Director of Stop It Now! UK and Ireland Donald Findlater said the helpline aimed to stop child sex abuse with preventative measures.

“Current public feeling about child sexual abuse, child abusers and the continuous headlines in the media do little to make children safe,” he said.

“They imply that child sexual abuse is inevitable and that the only response is to identify abusers after they have offended and punish them. But child sexual abuse is not inevitable, it is preventable. We need all adults to develop the skills and knowledge they need to play their part in keeping children safe.”

Over 50% of calls were made by adults concerned about their own thoughts and behaviour towards children, 25% by adults concerned about another adult and 4% by those concerned about the sexual behaviour of a child or young person. Other calls were from professionals (8%) and survivors of child sexual abuse (4%).
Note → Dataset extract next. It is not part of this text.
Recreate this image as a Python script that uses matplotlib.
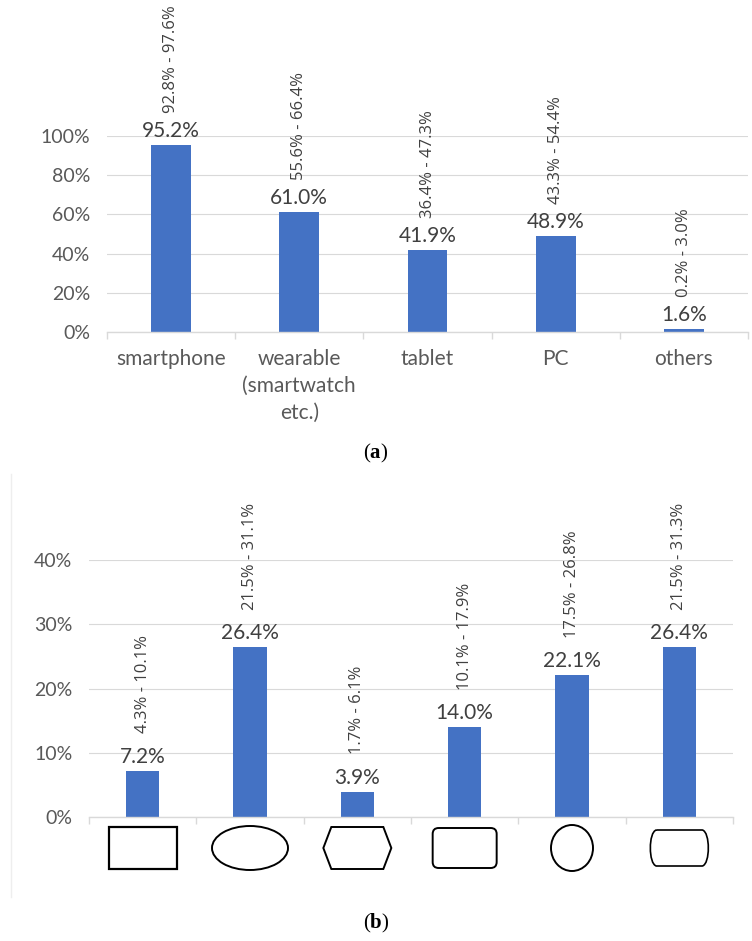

Those concerned with their own behaviour have shown the biggest increase on the helpline. In 2009 the line received 1,259 calls from this group, up from 267 in 2005. This shows a four-fold increase, which the report said demonstrates that the internet is a cause of concern for an increasing number of callers.

In most cases, the report said, callers had not contacted any child protection agency at the time of calling but wanted to take action to protect a child. In some cases calls led to contact with statutory agencies like police or children’s services.

Overall use of the helpline has increased over the years, with 1,834 calls made in 2005 and 3,182 made in 2009. Adults concerned about their own behaviour called an average of three times each, while those concerned about another adult called and average of two times. The report said many decided to give up their anonymity and come forward for face-to-face help.